Najgorszy mecz Asseco w sezonie. "93 punkty stracone? To niedopuszczalne!"
Asseco Gdynia rozegrało najgorsze spotkanie w obecnych rozgrywkach. - W obronie nie zagraliśmy tego, co powinniśmy zagrać - podkreśla trener Dedek.
- Muszę pogratulować drużynie z Tarnobrzega, bo zagrała naprawdę dobry mecz. Pokazali dużą ambicję i walkę. Rywale trafiali z dystansu, a my nie byliśmy w stanie odpowiedzieć na to. Tutaj szukam przyczyny naszej porażki. Do tego nie zagraliśmy w obronie tego, co powinniśmy zagrać. Z tego wziął się również nasz słabszy atak - ocenił David Dedek, szkoleniowiec Asseco Gdynia.
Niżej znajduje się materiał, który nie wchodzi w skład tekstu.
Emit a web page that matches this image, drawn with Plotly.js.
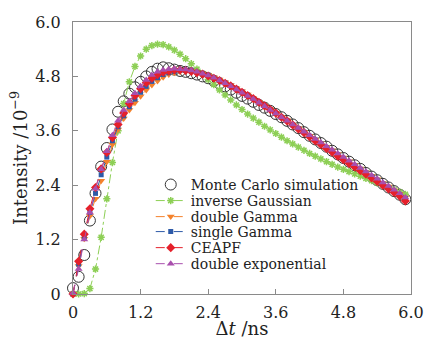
<!DOCTYPE html>
<html><head><meta charset="utf-8">
<script src="https://cdn.plot.ly/plotly-3.0.1.min.js"></script>
<style>html,body{margin:0;padding:0;background:#fff}#chart{width:424px;height:339px}</style>
</head><body><div id="chart"></div>
<script>
var t = [0.0,0.1,0.2,0.3,0.4,0.5,0.6,0.7,0.8,0.9,1.0,1.1,1.2,1.3,1.4,1.5,1.6,1.7,1.8,1.9,2.0,2.1,2.2,2.3,2.4,2.5,2.6,2.7,2.8,2.9,3.0,3.1,3.2,3.3,3.4,3.5,3.6,3.7,3.8,3.9,4.0,4.1,4.2,4.3,4.4,4.5,4.6,4.7,4.8,4.9,5.0,5.1,5.2,5.3,5.4,5.5,5.6,5.7,5.8,5.9];
var monteCarlo = [0.13,0.38,0.86,1.62,2.22,2.81,3.22,3.63,4.02,4.25,4.42,4.56,4.68,4.80,4.90,4.97,5.00,4.98,4.95,4.92,4.90,4.87,4.84,4.80,4.76,4.70,4.64,4.58,4.51,4.44,4.37,4.31,4.24,4.17,4.11,4.04,3.97,3.90,3.82,3.74,3.66,3.57,3.49,3.41,3.33,3.25,3.16,3.08,3.00,2.92,2.84,2.76,2.67,2.59,2.51,2.43,2.35,2.27,2.19,2.09];
var inverseGaussian = [0.00,0.00,0.01,0.12,0.55,1.25,2.10,2.90,3.60,4.20,4.68,5.02,5.25,5.40,5.48,5.51,5.50,5.45,5.38,5.29,5.19,5.08,4.96,4.85,4.73,4.62,4.50,4.39,4.28,4.17,4.07,3.97,3.88,3.79,3.70,3.62,3.54,3.46,3.38,3.31,3.24,3.17,3.10,3.04,2.98,2.92,2.86,2.80,2.75,2.70,2.65,2.60,2.55,2.50,2.45,2.40,2.35,2.30,2.25,2.20];
var doubleGamma = [0.00,0.62,1.22,1.72,2.10,2.50,2.92,3.30,3.63,3.87,4.06,4.22,4.36,4.50,4.61,4.70,4.78,4.84,4.88,4.91,4.92,4.92,4.90,4.87,4.83,4.78,4.73,4.67,4.61,4.54,4.47,4.40,4.32,4.24,4.16,4.08,4.00,3.91,3.83,3.74,3.66,3.58,3.49,3.41,3.33,3.25,3.17,3.09,3.01,2.93,2.85,2.77,2.69,2.61,2.53,2.45,2.37,2.29,2.21,2.13];
var singleGamma = [0.00,0.66,1.26,1.80,2.22,2.63,3.02,3.38,3.69,3.93,4.13,4.30,4.45,4.58,4.69,4.77,4.84,4.88,4.91,4.93,4.93,4.92,4.89,4.86,4.82,4.77,4.72,4.66,4.60,4.53,4.46,4.39,4.31,4.23,4.15,4.07,3.99,3.90,3.82,3.73,3.65,3.57,3.48,3.40,3.32,3.23,3.15,3.07,2.99,2.91,2.83,2.75,2.67,2.59,2.51,2.43,2.35,2.27,2.19,2.11];
var ceapf = [0.00,0.72,1.32,1.88,2.35,2.76,3.12,3.45,3.74,3.99,4.20,4.38,4.53,4.66,4.76,4.84,4.89,4.92,4.94,4.94,4.93,4.91,4.88,4.85,4.81,4.76,4.71,4.65,4.59,4.52,4.45,4.38,4.31,4.23,4.15,4.07,3.99,3.90,3.82,3.73,3.64,3.56,3.47,3.38,3.30,3.21,3.13,3.04,2.96,2.88,2.80,2.72,2.64,2.56,2.48,2.40,2.32,2.24,2.16,2.05];
var doubleExponential = [0.02,0.55,1.20,1.80,2.32,2.75,3.15,3.50,3.82,4.06,4.25,4.43,4.58,4.72,4.83,4.90,4.94,4.96,4.97,4.96,4.95,4.93,4.90,4.86,4.82,4.77,4.71,4.65,4.58,4.51,4.44,4.37,4.30,4.22,4.14,4.06,3.98,3.90,3.82,3.74,3.66,3.58,3.50,3.42,3.34,3.26,3.18,3.10,3.02,2.94,2.86,2.78,2.70,2.62,2.54,2.46,2.38,2.30,2.22,2.13];
var seriesNames = ['Monte Carlo simulation','inverse Gaussian','double Gamma','single Gamma','CEAPF','double exponential'];
var tickVals = [0,1.2,2.4,3.6,4.8,6.0];
var tickText = ['0','1.2','2.4','3.6','4.8','6.0'];

var FONT = 'DejaVu Serif, Liberation Serif, serif';
var legendIds = ['legend','legend2','legend3','legend4','legend5','legend6'];
function fit(y, idx, color, sym, size, dash){
  return {x:t, y:y, name:seriesNames[idx], legend:legendIds[idx], type:'scatter', mode:'lines+markers', cliponaxis:false,
    line:{color:color, width:1, dash:dash},
    marker:{color:color, symbol:sym, size:size, line:{color:color, width:sym.indexOf('asterisk')>=0?1.5:0}}};
}
var data = [
  {x:t, y:monteCarlo, name:seriesNames[0], legend:legendIds[0], type:'scatter', mode:'markers', cliponaxis:false,
   marker:{symbol:'circle-open', size:11, color:'#333', line:{color:'#333', width:1}}},
  fit(inverseGaussian, 1, '#8dcf55', 'asterisk-open', 6, 'dashdot'),
  fit(doubleGamma, 2, '#f4822c', 'triangle-down', 7, 'dash'),
  fit(singleGamma, 3, '#2d5aa8', 'square', 5, 'dash'),
  fit(ceapf, 4, '#e5202b', 'diamond', 7, 'dash'),
  fit(doubleExponential, 5, '#a94fad', 'triangle-up', 7, 'dash')
];
var axisCommon = {showgrid:false, zeroline:false, showline:true, mirror:true, linecolor:'#8a8a8a', linewidth:1.2,
  ticks:'inside', ticklen:5, tickcolor:'#8a8a8a', tickmode:'array', tickvals:tickVals, ticktext:tickText,
  tickfont:{family:FONT, size:16, color:'#222'}};
var layout = {
  width:424, height:339, margin:{l:73, r:13, t:22, b:45},
  paper_bgcolor:'#fff', plot_bgcolor:'#fff', showlegend:true,
  xaxis:Object.assign({}, axisCommon, {range:[0,6], ticklabelstandoff:4,
    title:{text:'Δ<i>t</i> /ns', font:{family:FONT, size:18, color:'#222'}}}),
  yaxis:Object.assign({}, axisCommon, {range:[0,6], ticklabelstandoff:8,
    title:{text:'Intensity /10<sup>−9</sup>', font:{family:FONT, size:18, color:'#222'}}})
};
var legendRowsY = [0.401, 0.342, 0.283, 0.228, 0.169, 0.110];
legendIds.forEach(function(id, i){
  layout[id] = {x:0.23, y:legendRowsY[i], xanchor:'left', yanchor:'middle', bgcolor:'rgba(0,0,0,0)', borderwidth:0,
    font:{family:FONT, size:14, color:'#222'}, itemwidth:30};
});
Plotly.newPlot('chart', data, layout, {displayModeBar:false, staticPlot:true});
</script></body></html>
Asseco rozczarowało. Zawodnicy Davida Dedka rozgrywali już solidne spotkania na własnym parkiecie - potrafili nawet pokonać zielonogórski Stelmet, co było sporym wyczynem. W piątek żółto-niebiescy nie byli dobrze dysponowani, a ich defensywa pozostawiała wiele do życzenia.
- Straciliśmy aż 93 punkty! To niedopuszczalne. Powiedziałem kolegom przed meczem, że jeśli zatrzymamy rywali na 70 oczkach, to wygramy - podkreślał Piotr Szczotka, kapitan Asseco.